Eighteen months after they fled to the forests of Ratanakkiri province seeking refuge from repression in Vietnam, 13 Montagnards are set to be flown to the Philippines on Friday, the U.N.’s refugee agency (UNHCR) said on Wednesday.
However, the U.N. would not say whether the group of recognized refugees, which the government said in January would be transferred to the Philippines while seeking asylum in a third country, had found a permanent home.
The asylum seekers—who set off a new wave of Montagnards fleeing into Cambodia when they crossed the border in November 2014—are the only ones to have been granted refugee status of the more than 200 who entered the country since.
Vivian Tan, regional press officer for UNHCR, confirmed in an email that the group would leave Cambodia on Friday but could not say whether a third country had been secured for them.

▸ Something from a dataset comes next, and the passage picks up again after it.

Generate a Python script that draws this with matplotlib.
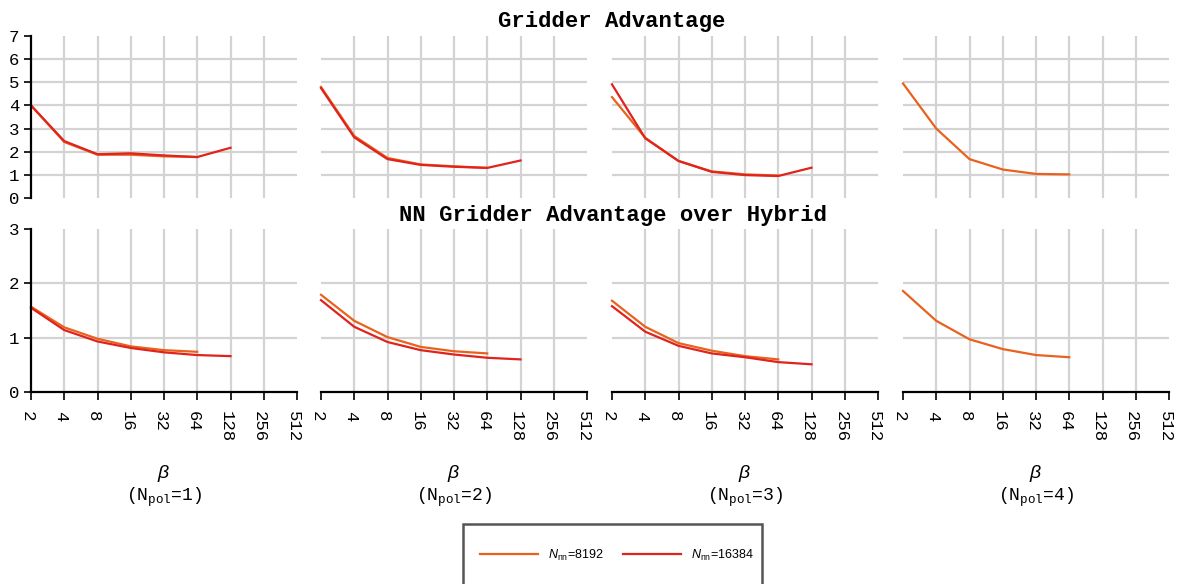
import matplotlib
matplotlib.use("Agg")
import matplotlib.pyplot as plt
from matplotlib.patches import Rectangle
from matplotlib.transforms import ScaledTranslation

plt.rcParams['font.family'] = ['Liberation Mono', 'DejaVu Sans Mono']
plt.rcParams['mathtext.fontset'] = 'custom'
plt.rcParams['mathtext.tt'] = 'Liberation Mono'
plt.rcParams['mathtext.it'] = 'Liberation Sans:italic'
plt.rcParams['mathtext.rm'] = 'Liberation Sans'

# beta values
beta_8192 = [2, 4, 8, 16, 32, 64]
beta_16384 = [2, 4, 8, 16, 32, 64, 128]
beta_ticks = [2, 4, 8, 16, 32, 64, 128, 256, 512]
npol = [1, 2, 3, 4]

# Gridder Advantage (top row), one list per N_pol
grid_8192 = [
    [4.0, 2.42, 1.87, 1.87, 1.80, 1.77],
    [4.80, 2.68, 1.73, 1.45, 1.37, 1.30],
    [4.36, 2.60, 1.60, 1.15, 1.02, 0.97],
    [4.95, 3.0, 1.68, 1.23, 1.04, 1.02],
]
grid_16384 = [
    [4.0, 2.46, 1.89, 1.93, 1.84, 1.77, 2.17],
    [4.75, 2.62, 1.68, 1.43, 1.35, 1.30, 1.62],
    [4.91, 2.58, 1.60, 1.13, 0.99, 0.95, 1.31],
    [],
]

# NN Gridder Advantage over Hybrid (bottom row)
nn_8192 = [
    [1.57, 1.19, 0.98, 0.84, 0.77, 0.74],
    [1.79, 1.31, 1.01, 0.83, 0.75, 0.71],
    [1.68, 1.20, 0.90, 0.76, 0.66, 0.60],
    [1.86, 1.31, 0.97, 0.79, 0.68, 0.64],
]
nn_16384 = [
    [1.55, 1.14, 0.93, 0.81, 0.73, 0.68, 0.66],
    [1.69, 1.20, 0.92, 0.77, 0.69, 0.63, 0.60],
    [1.58, 1.11, 0.85, 0.71, 0.64, 0.55, 0.51],
    [],
]

c_8192 = '#e8621e'
c_16384 = '#e0231c'
grid_c = '#d3d3d3'

W, H = 1183, 584
fig = plt.figure(figsize=(W / 100, H / 100), dpi=100)

lefts = [31, 321, 612, 903]
pw = 266


def setup(ax, first, bottom_row, ymax):
    ax.set_xscale('log', base=2)
    ax.set_xlim(2, 512)
    ax.set_ylim(0, ymax)
    ax.set_xticks(beta_ticks)
    ax.set_xticks([], minor=True)
    ax.set_yticks(range(0, ymax + 1))
    ax.grid(True, color=grid_c, linewidth=1.6)
    ax.set_axisbelow(True)
    for s in ['top', 'right']:
        ax.spines[s].set_visible(False)
    # no grid lines on the panel borders
    ax.xaxis.get_gridlines()[0].set_visible(False)
    ax.xaxis.get_gridlines()[-1].set_visible(False)
    ax.yaxis.get_gridlines()[0].set_visible(False)
    ax.yaxis.get_gridlines()[-1].set_visible(False)
    ax.tick_params(labelsize=12.5, color='black', width=1.2, length=5)
    if first:
        ax.spines['left'].set_linewidth(1.6)
        ax.spines['left'].set_color('black')
    else:
        ax.spines['left'].set_visible(False)
        ax.tick_params(axis='y', left=False, labelleft=False)
    if bottom_row:
        ax.spines['bottom'].set_linewidth(1.6)
        ax.spines['bottom'].set_color('black')
        ax.set_xticklabels([str(b) for b in beta_ticks], rotation=-90, va='top', ha='center')
        ax.tick_params(axis='x', length=6, pad=8)
        shift = ScaledTranslation(-4 / 100, 0, fig.dpi_scale_trans)
        for lab in ax.get_xticklabels():
            lab.set_transform(lab.get_transform() + shift)
    else:
        ax.spines['bottom'].set_visible(False)
        ax.tick_params(axis='x', bottom=False, labelbottom=False)


handles = []
for i in range(4):
    ax_t = fig.add_axes([lefts[i] / W, 1 - 198 / H, pw / W, 162 / H])
    ax_b = fig.add_axes([lefts[i] / W, 1 - 392 / H, pw / W, 163 / H])
    setup(ax_t, i == 0, False, 7)
    setup(ax_b, i == 0, True, 3)

    ax_t.plot(beta_8192, grid_8192[i], color=c_8192, lw=1.6, clip_on=False)
    if grid_16384[i]:
        ax_t.plot(beta_16384, grid_16384[i], color=c_16384, lw=1.6, clip_on=False)
    l1, = ax_b.plot(beta_8192, nn_8192[i], color=c_8192, lw=1.6, clip_on=False)
    if nn_16384[i]:
        l2, = ax_b.plot(beta_16384, nn_16384[i], color=c_16384, lw=1.6, clip_on=False)
        if i == 0:
            handles = [l1, l2]

    xc = (lefts[i] + pw / 2) / W
    fig.text(xc, 1 - 473 / H, r'$\beta$', ha='center', va='center', fontsize=14)
    fig.text(xc, 1 - 497 / H, '(N$_{\\mathtt{pol}}$=%d)' % npol[i], ha='center', va='center', fontsize=13)

fig.text(612 / W, 1 - 21 / H, 'Gridder Advantage', ha='center', va='center', fontsize=16, fontweight='bold')
fig.text(613 / W, 1 - 215 / H, 'NN Gridder Advantage over Hybrid', ha='center', va='center', fontsize=16, fontweight='bold')

# legend frame
fig.patches.append(Rectangle((463 / W, -0.05), 299 / W, 0.05 + (H - 524) / H,
                             transform=fig.transFigure, fill=False, edgecolor='#555555', linewidth=1.8))
fig.legend(handles, ['$N_{\\mathrm{nn}}$=8192', '$N_{\\mathrm{nn}}$=16384'],
           loc='center', bbox_to_anchor=(617 / W, 1 - 555 / H), ncol=2, frameon=False,
           prop={'family': 'Liberation Sans', 'size': 9}, handlelength=4.6, handletextpad=0.8,
           columnspacing=1.6)

fig.savefig('out.png', dpi=100)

“I can confirm that they are leaving for the Philippines on Friday in line with the agreement reached between the relevant parties. At this point I don’t have further details,” Ms. Tan said, adding that UNHCR would be providing accommodation and support for the Montagnards in the Philippines.
Sok Phal, director of the Interior Ministry’s immigration department, directed questions to Tan Sovichea, head of the immigration department’s refugee office, who claimed not to know about the case.
The Montagnards—a mostly Christian group of indigenous minorities concentrated in Vietnam’s Central Highlands—claim to have fled their homeland due to increased religious and political persecution at the hands of Hanoi.
Following a meeting between the Interior Ministry and UNHCR officials in January, the government announced that the remaining 171 Montagnards in Cambodia would have their asylum claims assessed. However, less than a month later, a ministry spokesman said they had all failed the interview process and would be deported to Vietnam.
Last month, one of the group was found dead in a Phnom Penh residence provided by the UNHCR after committing suicide.